Он обнял её, вначале нерешительно, но затем, словно ему был необходим толчок, он заключил её в объятия, нежно прижав к себе и поглаживая по волосам.
– Я не знала, – твердила Онория. – Не понимала.
Это были просто слова, безо всякого значения и смысла. Она сама не представляла, о чём говорит – чего она не знала или чего не понимала. Она просто…. Просто….
Она подняла голову. Ей нужно увидеть его лицо.
– Онория, – шепнул Маркус, глядя на неё так, словно он увидел её впервые. Глаза его были тёплыми, шоколадно-коричневыми, полными эмоций. Что-то мерцало в их глубине, и она не могла узнать, что именно. Медленно, очень-очень медленно губы Маркуса прикоснулись к её губам.
Маркус никогда не сможет объяснить, почему он поцеловал Онорию. Он не знал, почему делает это. Он обнял её, когда она заплакала, и это был совершенно естественный и невинный поступок. У него не было ни стремления, ни нужды её целовать.
Но когда она посмотрела на него. Её глаза, эти её удивительные глаза, блестящие от слёз, и губы – полные и дрожащие. У Маркуса перехватило дыхание. Он перестал думать. Некая сила овладела им, она возникла из глубин его существа, почуяв женщину у него в объятиях, и он пропал.
Он стал другим.
Он должен поцеловать её. Обязан. Это так же просто и изначально, как его дыхание, его кровь и сама его душа.
И когда он поцеловал Онорию…
Земля перестала крутиться.
Птицы умолкли.
Весь мир замер, всё, кроме него и Онории, кроме соединявшего их поцелуя, который был легче пёрышка.
В нём пробудились страсть и желание. Маркус понял, что если бы не его болезненная слабость и истощение, он пошёл бы до конца. Он просто не смог бы остановиться. Он прижал бы её тело к себе, обретя блаженство в её нежности и аромате.
Он целовал бы её крепко и прикасался бы к ней. Во всех местах.
Он умолял бы её. Умолял остаться, умолял ответить на его страсть и принять его в себя.
Он хочет её. И это ужаснуло его больше всего.
Это же Онория. Он клялся защищать её. А вместо этого…
Маркус оторвался от её губ, но отодвинуться от неё не смог. Прижавшись лбом к её лбу, наслаждаясь последним прикосновением, он пошептал:
– Прости меня.
А потом Онория ушла. Она не смогла быстро выйти из комнаты. Он видел, как она уходит, с трясущимися руками и дрожащими губами.
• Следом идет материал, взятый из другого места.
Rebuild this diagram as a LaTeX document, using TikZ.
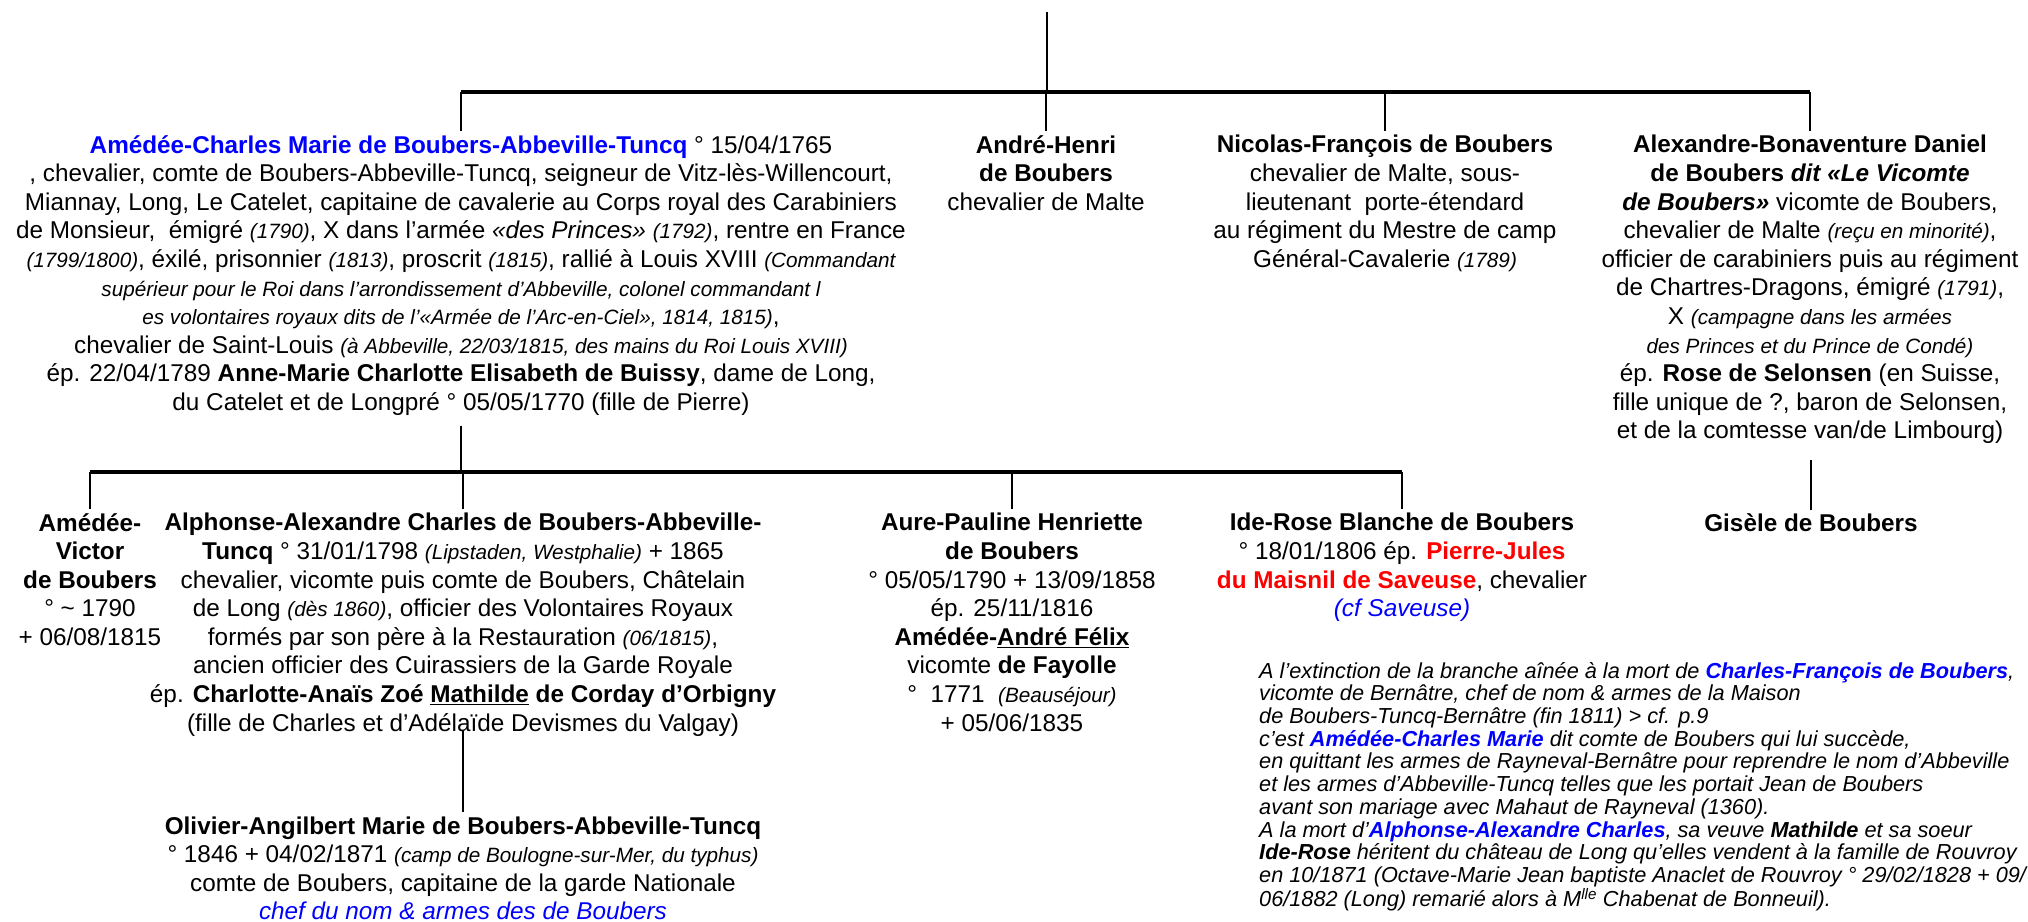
\documentclass[tikz,border=0pt]{standalone}
\usepackage{fontspec}
\setmainfont{Liberation Sans}
\usetikzlibrary{positioning}
\definecolor{nameblue}{RGB}{0,0,255}
\definecolor{namered}{RGB}{255,0,0}
\newcommand{\smit}[1]{{\fontsize{20.7}{28.6}\selectfont\itshape #1}}

\begin{document}
\begin{tikzpicture}[x=1pt, y=-1pt,
    every node/.style={font=\fontsize{24.3}{28.6}\selectfont, align=center, inner sep=0pt},
    person/.style={anchor=north},
    remark/.style={anchor=north west, align=left, font=\fontsize{21.7}{22.7}\selectfont\itshape},
    bar/.style={line width=3.2pt},
    link/.style={line width=2pt},
    drop/.style={link, shorten >=4pt},
  ]
  \useasboundingbox (0,0) rectangle (2028,921);

  % Generation 1: children of the couple above
  \coordinate (parents) at (1047,12);
  \coordinate (fam1) at (1047,92);

  \node[person] (acm) at (461,135)
    {\textbf{\color{nameblue}Amédée-Charles Marie de Boubers-Abbeville-Tuncq} ° 15/04/1765\\
     , chevalier, comte de Boubers-Abbeville-Tuncq, seigneur de Vitz-lès-Willencourt,\\
     Miannay, Long, Le Catelet, capitaine de cavalerie au Corps royal des Carabiniers\\
     de Monsieur,~ émigré \smit{(1790)}, X dans l’armée \textit{«des Princes»} \smit{(1792)}, rentre en France\\
     \smit{(1799/1800)}, éxilé, prisonnier \smit{(1813)}, proscrit \smit{(1815)}, rallié à Louis XVIII \smit{(Commandant}\\
     \smit{supérieur pour le Roi dans l’arrondissement d’Abbeville, colonel commandant l}\\
     \smit{es volontaires royaux dits de l’«Armée de l’Arc-en-Ciel», 1814, 1815)},\\
     chevalier de Saint-Louis \smit{(à Abbeville, 22/03/1815, des mains du Roi Louis XVIII)}\\
     ép. 22/04/1789 \textbf{Anne-Marie Charlotte Elisabeth de Buissy}, dame de Long,\\
     du Catelet et de Longpré ° 05/05/1770 (fille de Pierre)};
  \node[person] (ah) at (1046,135)
    {\textbf{André-Henri}\\ \textbf{de Boubers}\\ chevalier de Malte};
  \node[person] (nf) at (1385,135)
    {\textbf{Nicolas-François de Boubers}\\ chevalier de Malte, sous-\\ lieutenant~ porte-étendard\\
     au régiment du Mestre de camp\\ Général-Cavalerie \smit{(1789)}};
  \node[person] (abd) at (1810,135)
    {\textbf{Alexandre-Bonaventure Daniel}\\
     \textbf{de Boubers \textit{dit «Le Vicomte}}\\
     \textbf{\textit{de Boubers»}} vicomte de Boubers,\\
     chevalier de Malte \smit{(reçu en minorité)},\\
     officier de carabiniers puis au régiment\\
     de Chartres-Dragons, émigré \smit{(1791)},\\
     X \smit{(campagne dans les armées}\\
     \smit{des Princes et du Prince de Condé)}\\
     ép. \textbf{Rose de Selonsen} (en Suisse,\\
     fille unique de ?, baron de Selonsen,\\
     et de la comtesse van/de Limbourg)};

  \draw[link] (parents) -- (fam1);
  \draw[bar] (fam1 -| acm.north) -- (fam1 -| abd.north);
  \foreach \n in {acm, ah, nf, abd}
    \draw[drop] (fam1 -| \n.north) -- (\n.north);

  % Generation 2: children of Amédée-Charles
  \coordinate (fam2) at (463,472);

  \node[person] (av) at (90,513)
    {\textbf{Amédée-}\\ \textbf{Victor}\\ \textbf{de Boubers}\\ ° \textasciitilde{} 1790\\ + 06/08/1815};
  \node[person] (aac) at (463,513)
    {\textbf{Alphonse-Alexandre Charles de Boubers-Abbeville-}\\
     \textbf{Tuncq} ° 31/01/1798 \smit{(Lipstaden, Westphalie)} + 1865\\
     chevalier, vicomte puis comte de Boubers, Châtelain\\
     de Long \smit{(dès 1860)}, officier des Volontaires Royaux\\
     formés par son père à la Restauration \smit{(06/1815)},\\
     ancien officier des Cuirassiers de la Garde Royale\\
     ép. \textbf{Charlotte-Anaïs Zoé \underline{Mathilde} de Corday d’Orbigny}\\
     (fille de Charles et d’Adélaïde Devismes du Valgay)};
  \node[person] (aph) at (1012,513)
    {\textbf{Aure-Pauline Henriette}\\ \textbf{de Boubers}\\ ° 05/05/1790 + 13/09/1858\\
     ép. 25/11/1816\\ \textbf{Amédée-\underline{André Félix}}\\ vicomte \textbf{de Fayolle}\\
     °~ 1771~ \smit{(Beauséjour)}\\ + 05/06/1835};
  \node[person] (irb) at (1402,513)
    {\textbf{Ide-Rose Blanche de Boubers}\\
     ° 18/01/1806 ép. \textbf{\color{namered}Pierre-Jules}\\
     \textbf{\color{namered}du Maisnil de Saveuse}, chevalier\\
     {\color{nameblue}\itshape (cf Saveuse)}};
  \node[person] (gb) at (1811,513) {\textbf{Gisèle de Boubers}};

  \draw[link, shorten <=10pt] (acm.south) -- (acm.south |- fam2);
  \draw[bar] (fam2 -| av.north) -- (fam2 -| irb.north);
  \foreach \n in {av, aac, aph, irb}
    \draw[drop] (fam2 -| \n.north) -- (\n.north);
  \draw[link, shorten <=16pt, shorten >=3pt] (gb.north |- abd.south) -- (gb.north);

  % Generation 3
  \node[person, below=80pt of aac] (oam)
    {\textbf{Olivier-Angilbert Marie de Boubers-Abbeville-Tuncq}\\
     ° 1846 + 04/02/1871 \smit{(camp de Boulogne-sur-Mer, du typhus)}\\
     comte de Boubers, capitaine de la garde Nationale\\
     {\color{nameblue}\itshape chef du nom \& armes des de Boubers}};
  \draw[drop] ([yshift=6pt]aac.south) -- (oam.north);

  % succession note
  \node[remark] (rem) at (1259,662)
    {A l’extinction de la branche aînée à la mort de \textbf{\color{nameblue}Charles-François de Boubers},\\
     vicomte de Bernâtre, chef de nom \& armes de la Maison\\
     de Boubers-Tuncq-Bernâtre (fin 1811) > cf. p.9\\
     c’est \textbf{\color{nameblue}Amédée-Charles Marie} dit comte de Boubers qui lui succède,\\
     en quittant les armes de Rayneval-Bernâtre pour reprendre le nom d’Abbeville\\
     et les armes d’Abbeville-Tuncq telles que les portait Jean de Boubers\\
     avant son mariage avec Mahaut de Rayneval (1360).\\
     A la mort d’\textbf{\color{nameblue}Alphonse-Alexandre Charles}, sa veuve \textbf{Mathilde} et sa soeur\\
     \textbf{Ide-Rose} héritent du château de Long qu’elles vendent à la famille de Rouvroy\\
     en 10/1871 (Octave-Marie Jean baptiste Anaclet de Rouvroy ° 29/02/1828 + 09/\\
     06/1882 (Long) remarié alors à M\textsuperscript{lle} Chabenat de Bonneuil).};
\end{tikzpicture}
\end{document}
Он просто животное. Она спасла ему жизнь, и вот как он её отблагодарил?
– Онория, – прошептал Маркус. Он потрогал пальцем губы, словно мог почувствовать её там.
И он почувствовал. Что было чертовски скверно.
Он по-прежнему ощущал её губы и чувствовал трепет от лёгкого соприкосновения с её губами.
Она оставалась с ним.
И Маркус подозревал, что Онория останется с ним навсегда.
Глава 14
К счастью, Онории не довелось провести следующий день в агонии из-за её краткого поцелуя с Маркусом.
Вместо этого она уснула.
Путь из спальни Маркуса в её собственную комнату был недолгим, так что она сосредоточилась на сиюминутной задаче – переставлять одну ногу за другой и оставаться в вертикальном положении, пока не дойдёт к себе. И едва сделав это, девушка легла на кровать и проспала целые сутки.